## What is required
Leave out any pictures and transcribe all other data below exactly.

## Given information

+++

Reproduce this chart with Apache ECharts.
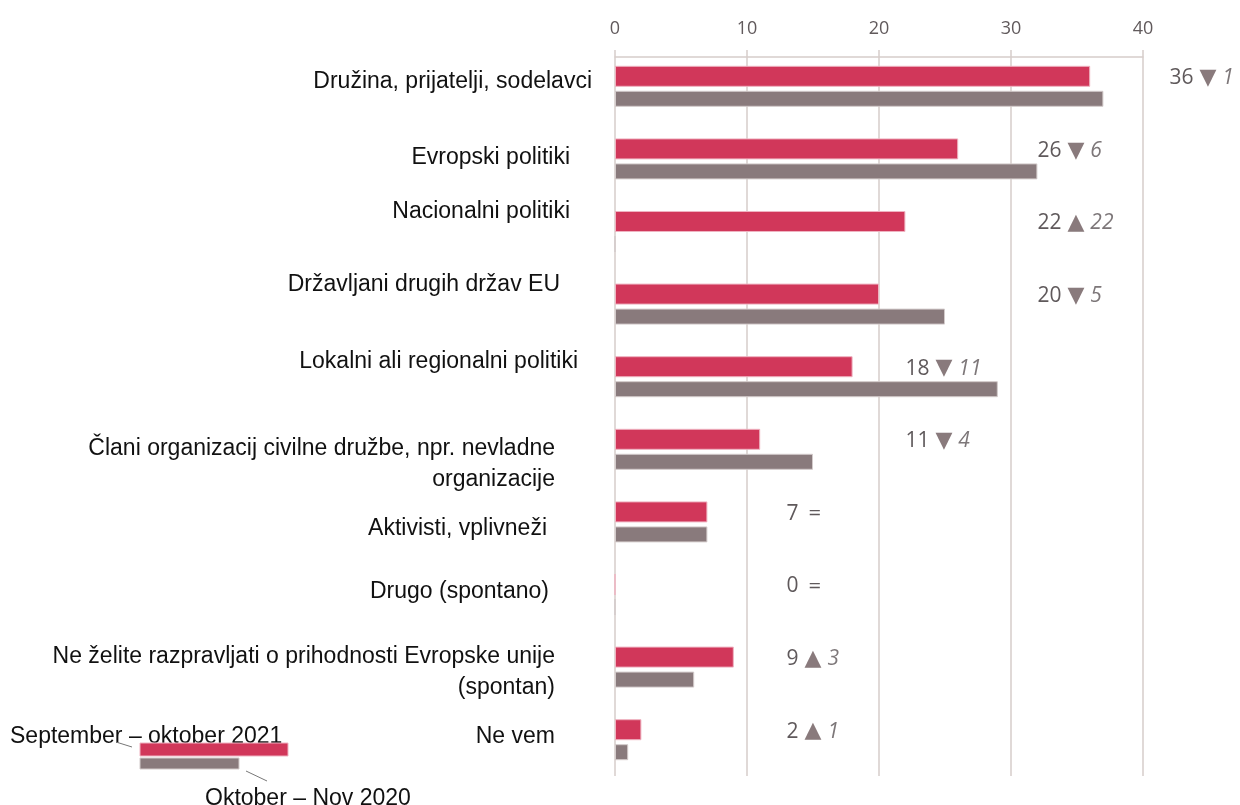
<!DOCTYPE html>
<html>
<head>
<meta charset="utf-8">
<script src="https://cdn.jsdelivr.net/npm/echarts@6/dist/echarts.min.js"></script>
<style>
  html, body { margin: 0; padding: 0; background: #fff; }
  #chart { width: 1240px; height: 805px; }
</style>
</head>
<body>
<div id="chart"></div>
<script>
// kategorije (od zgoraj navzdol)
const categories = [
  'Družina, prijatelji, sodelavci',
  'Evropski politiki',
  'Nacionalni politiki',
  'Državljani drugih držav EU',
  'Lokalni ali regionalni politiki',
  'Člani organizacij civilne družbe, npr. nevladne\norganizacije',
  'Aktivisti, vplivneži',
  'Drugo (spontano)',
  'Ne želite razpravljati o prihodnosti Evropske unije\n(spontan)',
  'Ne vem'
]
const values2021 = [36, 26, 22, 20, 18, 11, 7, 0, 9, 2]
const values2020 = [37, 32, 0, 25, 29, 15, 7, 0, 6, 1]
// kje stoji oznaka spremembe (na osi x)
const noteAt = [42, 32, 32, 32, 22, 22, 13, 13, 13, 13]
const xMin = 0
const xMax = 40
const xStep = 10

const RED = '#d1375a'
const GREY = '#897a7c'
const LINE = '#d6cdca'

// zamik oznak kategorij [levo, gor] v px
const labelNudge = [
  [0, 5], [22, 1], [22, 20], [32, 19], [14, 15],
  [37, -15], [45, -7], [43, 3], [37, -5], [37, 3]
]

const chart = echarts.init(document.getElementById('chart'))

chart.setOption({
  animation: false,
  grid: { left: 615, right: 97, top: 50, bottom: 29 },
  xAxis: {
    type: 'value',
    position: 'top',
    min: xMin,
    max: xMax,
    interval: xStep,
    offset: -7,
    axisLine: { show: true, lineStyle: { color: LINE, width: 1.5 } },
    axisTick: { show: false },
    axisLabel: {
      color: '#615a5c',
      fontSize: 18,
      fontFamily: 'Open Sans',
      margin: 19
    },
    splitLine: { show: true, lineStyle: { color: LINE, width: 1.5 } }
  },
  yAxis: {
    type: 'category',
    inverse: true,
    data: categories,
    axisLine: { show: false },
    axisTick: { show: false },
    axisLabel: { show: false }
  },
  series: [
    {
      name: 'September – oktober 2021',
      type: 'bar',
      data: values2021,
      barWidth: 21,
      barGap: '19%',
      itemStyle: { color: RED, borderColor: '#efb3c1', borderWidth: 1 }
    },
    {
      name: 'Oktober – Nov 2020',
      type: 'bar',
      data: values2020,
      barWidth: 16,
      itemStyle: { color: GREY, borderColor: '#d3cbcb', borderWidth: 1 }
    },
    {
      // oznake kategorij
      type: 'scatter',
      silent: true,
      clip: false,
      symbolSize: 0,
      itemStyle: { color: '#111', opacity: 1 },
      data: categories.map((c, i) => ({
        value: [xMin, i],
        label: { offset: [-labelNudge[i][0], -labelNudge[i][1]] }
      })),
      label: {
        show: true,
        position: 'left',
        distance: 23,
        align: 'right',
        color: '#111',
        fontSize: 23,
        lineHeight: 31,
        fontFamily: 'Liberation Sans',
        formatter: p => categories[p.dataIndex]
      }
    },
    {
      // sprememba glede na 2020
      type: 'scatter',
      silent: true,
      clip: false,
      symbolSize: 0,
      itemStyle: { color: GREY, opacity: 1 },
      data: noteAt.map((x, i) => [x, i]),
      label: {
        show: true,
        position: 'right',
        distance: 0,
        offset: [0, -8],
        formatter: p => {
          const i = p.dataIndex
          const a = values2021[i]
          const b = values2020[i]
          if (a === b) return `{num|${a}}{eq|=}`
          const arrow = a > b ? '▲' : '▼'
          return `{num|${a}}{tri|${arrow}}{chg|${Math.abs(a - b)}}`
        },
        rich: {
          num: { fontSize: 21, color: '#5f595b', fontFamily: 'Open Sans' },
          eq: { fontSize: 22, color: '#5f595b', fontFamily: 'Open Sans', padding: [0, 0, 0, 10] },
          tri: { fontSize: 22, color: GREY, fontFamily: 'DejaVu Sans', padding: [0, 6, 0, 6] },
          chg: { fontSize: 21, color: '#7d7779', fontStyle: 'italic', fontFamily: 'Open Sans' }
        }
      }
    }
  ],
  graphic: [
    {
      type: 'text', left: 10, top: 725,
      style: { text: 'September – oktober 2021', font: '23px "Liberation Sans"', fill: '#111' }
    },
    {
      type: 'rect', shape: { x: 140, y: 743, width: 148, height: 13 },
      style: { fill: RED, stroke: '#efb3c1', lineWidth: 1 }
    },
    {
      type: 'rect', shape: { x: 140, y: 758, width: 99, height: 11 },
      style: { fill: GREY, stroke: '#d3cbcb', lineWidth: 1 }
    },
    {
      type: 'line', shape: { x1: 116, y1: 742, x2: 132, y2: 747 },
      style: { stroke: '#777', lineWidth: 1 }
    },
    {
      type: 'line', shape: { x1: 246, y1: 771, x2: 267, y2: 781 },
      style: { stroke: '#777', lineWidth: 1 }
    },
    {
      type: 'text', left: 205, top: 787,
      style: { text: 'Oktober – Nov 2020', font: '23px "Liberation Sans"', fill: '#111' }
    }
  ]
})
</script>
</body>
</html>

+++

## Exercise output
Reproduce this chart with Apache ECharts.
<!DOCTYPE html>
<html>
<head>
<meta charset="utf-8">
<script src="https://cdn.jsdelivr.net/npm/echarts@6/dist/echarts.min.js"></script>
<style>
  html, body { margin: 0; padding: 0; background: #fff; }
  #chart { width: 1240px; height: 805px; }
</style>
</head>
<body>
<div id="chart"></div>
<script>
// kategorije (od zgoraj navzdol)
const categories = [
  'Družina, prijatelji, sodelavci',
  'Evropski politiki',
  'Nacionalni politiki',
  'Državljani drugih držav EU',
  'Lokalni ali regionalni politiki',
  'Člani organizacij civilne družbe, npr. nevladne\norganizacije',
  'Aktivisti, vplivneži',
  'Drugo (spontano)',
  'Ne želite razpravljati o prihodnosti Evropske unije\n(spontan)',
  'Ne vem'
]
const values2021 = [36, 26, 22, 20, 18, 11, 7, 0, 9, 2]
const values2020 = [37, 32, 0, 25, 29, 15, 7, 0, 6, 1]
// kje stoji oznaka spremembe (na osi x)
const noteAt = [42, 32, 32, 32, 22, 22, 13, 13, 13, 13]
const xMin = 0
const xMax = 40
const xStep = 10

const RED = '#d1375a'
const GREY = '#897a7c'
const LINE = '#d6cdca'

// zamik oznak kategorij [levo, gor] v px
const labelNudge = [
  [0, 5], [22, 1], [22, 20], [32, 19], [14, 15],
  [37, -15], [45, -7], [43, 3], [37, -5], [37, 3]
]

const chart = echarts.init(document.getElementById('chart'))

chart.setOption({
  animation: false,
  grid: { left: 615, right: 97, top: 50, bottom: 29 },
  xAxis: {
    type: 'value',
    position: 'top',
    min: xMin,
    max: xMax,
    interval: xStep,
    offset: -7,
    axisLine: { show: true, lineStyle: { color: LINE, width: 1.5 } },
    axisTick: { show: false },
    axisLabel: {
      color: '#615a5c',
      fontSize: 18,
      fontFamily: 'Open Sans',
      margin: 19
    },
    splitLine: { show: true, lineStyle: { color: LINE, width: 1.5 } }
  },
  yAxis: {
    type: 'category',
    inverse: true,
    data: categories,
    axisLine: { show: false },
    axisTick: { show: false },
    axisLabel: { show: false }
  },
  series: [
    {
      name: 'September – oktober 2021',
      type: 'bar',
      data: values2021,
      barWidth: 21,
      barGap: '19%',
      itemStyle: { color: RED, borderColor: '#efb3c1', borderWidth: 1 }
    },
    {
      name: 'Oktober – Nov 2020',
      type: 'bar',
      data: values2020,
      barWidth: 16,
      itemStyle: { color: GREY, borderColor: '#d3cbcb', borderWidth: 1 }
    },
    {
      // oznake kategorij
      type: 'scatter',
      silent: true,
      clip: false,
      symbolSize: 0,
      itemStyle: { color: '#111', opacity: 1 },
      data: categories.map((c, i) => ({
        value: [xMin, i],
        label: { offset: [-labelNudge[i][0], -labelNudge[i][1]] }
      })),
      label: {
        show: true,
        position: 'left',
        distance: 23,
        align: 'right',
        color: '#111',
        fontSize: 23,
        lineHeight: 31,
        fontFamily: 'Liberation Sans',
        formatter: p => categories[p.dataIndex]
      }
    },
    {
      // sprememba glede na 2020
      type: 'scatter',
      silent: true,
      clip: false,
      symbolSize: 0,
      itemStyle: { color: GREY, opacity: 1 },
      data: noteAt.map((x, i) => [x, i]),
      label: {
        show: true,
        position: 'right',
        distance: 0,
        offset: [0, -8],
        formatter: p => {
          const i = p.dataIndex
          const a = values2021[i]
          const b = values2020[i]
          if (a === b) return `{num|${a}}{eq|=}`
          const arrow = a > b ? '▲' : '▼'
          return `{num|${a}}{tri|${arrow}}{chg|${Math.abs(a - b)}}`
        },
        rich: {
          num: { fontSize: 21, color: '#5f595b', fontFamily: 'Open Sans' },
          eq: { fontSize: 22, color: '#5f595b', fontFamily: 'Open Sans', padding: [0, 0, 0, 10] },
          tri: { fontSize: 22, color: GREY, fontFamily: 'DejaVu Sans', padding: [0, 6, 0, 6] },
          chg: { fontSize: 21, color: '#7d7779', fontStyle: 'italic', fontFamily: 'Open Sans' }
        }
      }
    }
  ],
  graphic: [
    {
      type: 'text', left: 10, top: 725,
      style: { text: 'September – oktober 2021', font: '23px "Liberation Sans"', fill: '#111' }
    },
    {
      type: 'rect', shape: { x: 140, y: 743, width: 148, height: 13 },
      style: { fill: RED, stroke: '#efb3c1', lineWidth: 1 }
    },
    {
      type: 'rect', shape: { x: 140, y: 758, width: 99, height: 11 },
      style: { fill: GREY, stroke: '#d3cbcb', lineWidth: 1 }
    },
    {
      type: 'line', shape: { x1: 116, y1: 742, x2: 132, y2: 747 },
      style: { stroke: '#777', lineWidth: 1 }
    },
    {
      type: 'line', shape: { x1: 246, y1: 771, x2: 267, y2: 781 },
      style: { stroke: '#777', lineWidth: 1 }
    },
    {
      type: 'text', left: 205, top: 787,
      style: { text: 'Oktober – Nov 2020', font: '23px "Liberation Sans"', fill: '#111' }
    }
  ]
})
</script>
</body>
</html>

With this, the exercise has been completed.